Building 1.5 million homes to tackle the housing crisis at the same time as protecting British wildlife is an issue that the general public are rightly passionate about, and one that Government must get right for people, for nature and for the economy. The Environmental Audit Committee, which I chair, initiated an inquiry to explore that exact question last November, and we will shortly be able to share our conclusions and recommendations to Government. The Planning and Infrastructure Bill is a central plank of the Government’s plan to unlock the planning system in order to deliver the housing and infrastructure that Britain needs.
I was interested in the contribution of the hon. Member for Ruislip, Northwood and Pinner (David Simmonds), who rightly identified the issue of developers sitting on land. I have to say, as someone who has been in local and parliamentary politics for 23 years, that that has always been the case, so it was unconvincing that, having identified the issue, he did not seem to have any solutions. He listed a number of things that the Government might consider, without enlightening us as to whether he supported any of them, so it is clear that the Government will have to crack on alone if they wish to address this important issue.
The Bill has been significantly improved during its passage, and my original concerns about part 3—which were shared by many others—have been allayed. I have been through enough debates on legislation in this Chamber where people have accused Ministers of not listening to give credit to my hon. Friend the Housing Minister for having listened to criticisms and skilfully clarified how the Government will respond. I thank him for that.
Unfortunately, the Minister’s work has been made more difficult by briefings that characterise nature as a blocker to development. In fact, research from the Wildlife Trusts found that bats and great crested newts were a factor in just 3% of planning appeal decisions.
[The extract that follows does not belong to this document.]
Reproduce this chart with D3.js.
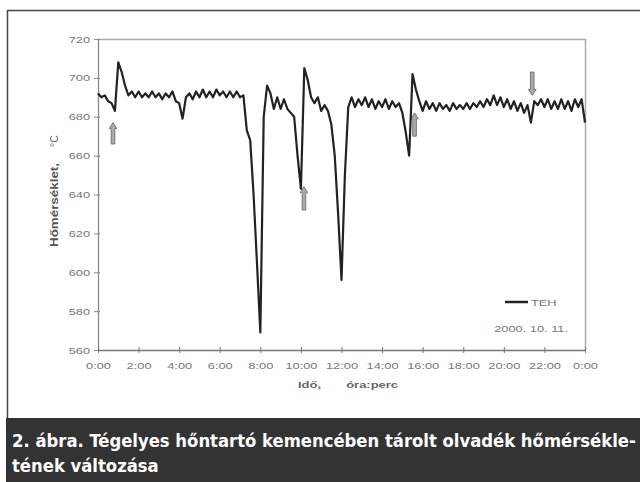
<!DOCTYPE html>
<html>
<head>
<meta charset="utf-8">
<script src="https://cdn.jsdelivr.net/npm/d3@7"></script>
<style>
  html, body { margin: 0; padding: 0; background: #fff; }
  svg { display: block; }
</style>
</head>
<body>
<script>
// Melt temperature in the holding furnace, sampled every 10 minutes over one day
const startHour = 0;
const stepMinutes = 10;
const temperatures = [
  692, 690, 691, 688, 687, 683, 708, 703, 696, 691, 693, 690,   // 0:00 - 1:50
  693, 690, 692, 690, 693, 690, 692, 689, 692, 690, 693, 688,   // 2:00 - 3:50
  687, 679, 690, 692, 689, 693, 690, 694, 690, 693, 690, 694,   // 4:00 - 5:50
  691, 693, 690, 693, 690, 693, 690, 691, 673, 668, 640, 605,   // 6:00 - 7:50
  569, 680, 696, 692, 684, 690, 684, 689, 684, 682, 680, 660,   // 8:00 - 9:50
  643, 705, 699, 690, 687, 690, 683, 686, 683, 676, 660, 630,   // 10:00 - 11:50
  596, 650, 685, 690, 685, 689, 686, 690, 685, 689, 684, 688,   // 12:00 - 13:50
  685, 689, 684, 688, 685, 687, 682, 672, 660, 702, 694, 688,   // 14:00 - 15:50
  683, 688, 684, 687, 683, 687, 684, 686, 683, 687, 684, 686,   // 16:00 - 17:50
  684, 687, 684, 687, 685, 688, 685, 689, 686, 691, 686, 690,   // 18:00 - 19:50
  685, 689, 684, 688, 683, 687, 682, 686, 677, 688, 686, 689,   // 20:00 - 21:50
  685, 689, 684, 688, 684, 689, 684, 688, 683, 689, 685, 689,   // 22:00 - 23:50
  677                                                           // 24:00
];

const xTickHours = [0, 2, 4, 6, 8, 10, 12, 14, 16, 18, 20, 22, 24];
const xTickLabels = ["0:00", "2:00", "4:00", "6:00", "8:00", "10:00", "12:00",
                     "14:00", "16:00", "18:00", "20:00", "22:00", "0:00"];
const yTicks = [560, 580, 600, 620, 640, 660, 680, 700, 720];

// Event markers: hour, value at the tail and at the head
const markerHours = [0.74, 10.15, 15.6, 21.4];
const markerFrom = [666, 632, 670, 703];
const markerTo = [677, 644, 682, 691];

const seriesName = "TEH";
const dateLabel = "2000. 10. 11.";
const yTitleMain = "Hőmérséklet,";
const yTitleUnit = "°C";
const xTitle = "Idő,       óra:perc";
const captionLines = [
  "2. ábra. Tégelyes hőntartó kemencében tárolt olvadék hőmérsékle-",
  "tének változása"
];

const W = 640, H = 482;
const plot = { left: 98, right: 585, top: 39, bottom: 350 };
const stretch = 1.35;   // tick text is drawn horizontally widened
const labelFont = "'Liberation Sans', Arial, sans-serif";

const svg = d3.select("body").append("svg")
  .attr("width", W).attr("height", H);

svg.append("rect").attr("width", W).attr("height", H).attr("fill", "#fff");

// outer frame
svg.append("path")
  .attr("d", "M7.5,419 V10.5 H640")
  .attr("fill", "none").attr("stroke", "#444").attr("stroke-width", 1.5);

const x = d3.scaleLinear().domain([0, 24]).range([plot.left, plot.right]);
const y = d3.scaleLinear().domain([560, 720]).range([plot.bottom, plot.top]);

const points = temperatures.map((v, i) => ({ h: startHour + i * stepMinutes / 60, v }));

// plot area border (top and right)
svg.append("path")
  .attr("d", `M${plot.left},${plot.top + 0.5} H${plot.right + 0.5} V${plot.bottom}`)
  .attr("fill", "none").attr("stroke", "#aaa").attr("stroke-width", 1.5);

// y axis
const yAxis = svg.append("g")
  .attr("transform", `translate(${plot.left},0)`)
  .call(d3.axisLeft(y).tickValues(yTicks).tickSize(4).tickSizeOuter(0).tickFormat(d3.format("d")));
yAxis.select(".domain").attr("stroke", "#888").attr("stroke-width", 1.3);
yAxis.selectAll(".tick line").attr("stroke", "#888").attr("x2", -4).attr("x1", 2);
yAxis.selectAll(".tick text")
  .attr("x", -8 / stretch)
  .attr("transform", `scale(${stretch},1)`)
  .attr("fill", "#777")
  .style("font-family", labelFont)
  .style("font-size", "9.5px");

// x axis
const xAxis = svg.append("g")
  .attr("transform", `translate(0,${plot.bottom})`)
  .call(d3.axisBottom(x).tickValues(xTickHours).tickSize(3).tickSizeOuter(0)
    .tickFormat((d, i) => xTickLabels[i]));
xAxis.select(".domain").attr("stroke", "#777").attr("stroke-width", 1.3);
xAxis.selectAll(".tick line").attr("stroke", "#777").attr("y1", -3).attr("y2", 3);
xAxis.selectAll(".tick text")
  .attr("x", 0)
  .attr("y", 12)
  .attr("transform", `scale(${stretch},1)`)
  .attr("fill", "#777")
  .style("font-family", labelFont)
  .style("font-size", "9.5px");

// event markers (block arrows)
markerHours.forEach((h, i) => {
  const cx = x(h);
  const y0 = y(markerFrom[i]);   // tail
  const y1 = y(markerTo[i]);     // head
  const dir = y1 < y0 ? -1 : 1;
  const headLen = 6 * dir;
  const p = d3.path();
  p.moveTo(cx - 1.8, y0);
  p.lineTo(cx - 1.8, y1 - headLen);
  p.lineTo(cx - 3.8, y1 - headLen);
  p.lineTo(cx, y1);
  p.lineTo(cx + 3.8, y1 - headLen);
  p.lineTo(cx + 1.8, y1 - headLen);
  p.lineTo(cx + 1.8, y0);
  p.closePath();
  svg.append("path").attr("d", p.toString())
    .attr("fill", "#aaa").attr("stroke", "#777").attr("stroke-width", 1);
});

// temperature curve
const line = d3.line().x(d => x(d.h)).y(d => y(d.v));
svg.append("path").datum(points)
  .attr("d", line)
  .attr("fill", "none").attr("stroke", "#222")
  .attr("stroke-width", 2.2).attr("stroke-linejoin", "round");

// legend
svg.append("line")
  .attr("x1", 505).attr("x2", 528).attr("y1", 302).attr("y2", 302)
  .attr("stroke", "#222").attr("stroke-width", 2.5);
svg.append("text")
  .attr("transform", `translate(531,305.5) scale(${stretch},1)`)
  .attr("fill", "#777")
  .style("font-family", labelFont)
  .style("font-size", "9.5px")
  .text(seriesName);
svg.append("text")
  .attr("transform", `translate(568,331.5) scale(${stretch},1)`)
  .attr("text-anchor", "end")
  .attr("fill", "#777")
  .style("font-family", labelFont)
  .style("font-size", "9.5px")
  .text(dateLabel);

// axis titles
svg.append("text")
  .attr("transform", "translate(58,205) rotate(-90)")
  .attr("text-anchor", "middle")
  .attr("fill", "#555")
  .style("font-family", labelFont)
  .style("font-size", "10.5px").style("font-weight", "bold")
  .attr("textLength", 84).attr("lengthAdjust", "spacingAndGlyphs")
  .text(yTitleMain);
svg.append("text")
  .attr("transform", "translate(58,141) rotate(-90)")
  .attr("text-anchor", "middle")
  .attr("fill", "#666")
  .style("font-family", labelFont)
  .style("font-size", "10.5px")
  .text(yTitleUnit);
svg.append("text")
  .attr("x", 348).attr("y", 388)
  .attr("text-anchor", "middle")
  .attr("fill", "#666")
  .style("font-family", labelFont)
  .style("font-size", "9.5px").style("font-weight", "bold")
  .style("white-space", "pre")
  .attr("textLength", 100).attr("lengthAdjust", "spacingAndGlyphs")
  .text(xTitle);

// caption band
svg.append("rect")
  .attr("x", 6).attr("y", 418).attr("width", W - 6).attr("height", H - 418)
  .attr("fill", "#333");
svg.selectAll("text.caption").data(captionLines).join("text")
  .attr("class", "caption")
  .attr("x", 12)
  .attr("y", (d, i) => 447 + i * 25)
  .attr("fill", "#fff")
  .style("font-family", "'DejaVu Sans Condensed', 'DejaVu Sans', sans-serif")
  .style("font-stretch", "condensed")
  .style("font-size", "18.3px").style("font-weight", "bold")
  .text(d => d);
</script>
</body>
</html>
I think these anti-nature narratives are at best lazy, and often unhelpful; they distract from some of the more significant challenges in the planning system, such as the lack of resources and skills in local authorities to support good planning applications. Tackling those genuine planning barriers, alongside this Bill, will be essential to building the homes that we need.
Lords amendment 40 would limit environmental delivery plans to only certain environmental impacts, including water pollution, water availability and air pollution. Addressing environmental impacts at a strategic level, as enabled by the EDPs introduced by the Bill, has the potential in some circumstances to deliver more benefits for the environment and faster planning outcomes. In some circumstances, this strategic approach would absolutely not be appropriate—for example, as my hon. Friend the Member for Poole (Neil Duncan-Jordan) alluded to, harm to a site-loyal species would often be impossible to redress in a different location.
I do believe, though, that it is reasonable to steer clear of stipulating on the face of the Bill which environmental issues EDPs could be developed for in future, as Lords amendment 40 would do. If guided by current robust scientific evidence, or evidence that might come to light in future, it is possible to imagine that a strategic approach for addressing environmental impacts could be found to be appropriate for issues beyond only water and air pollution.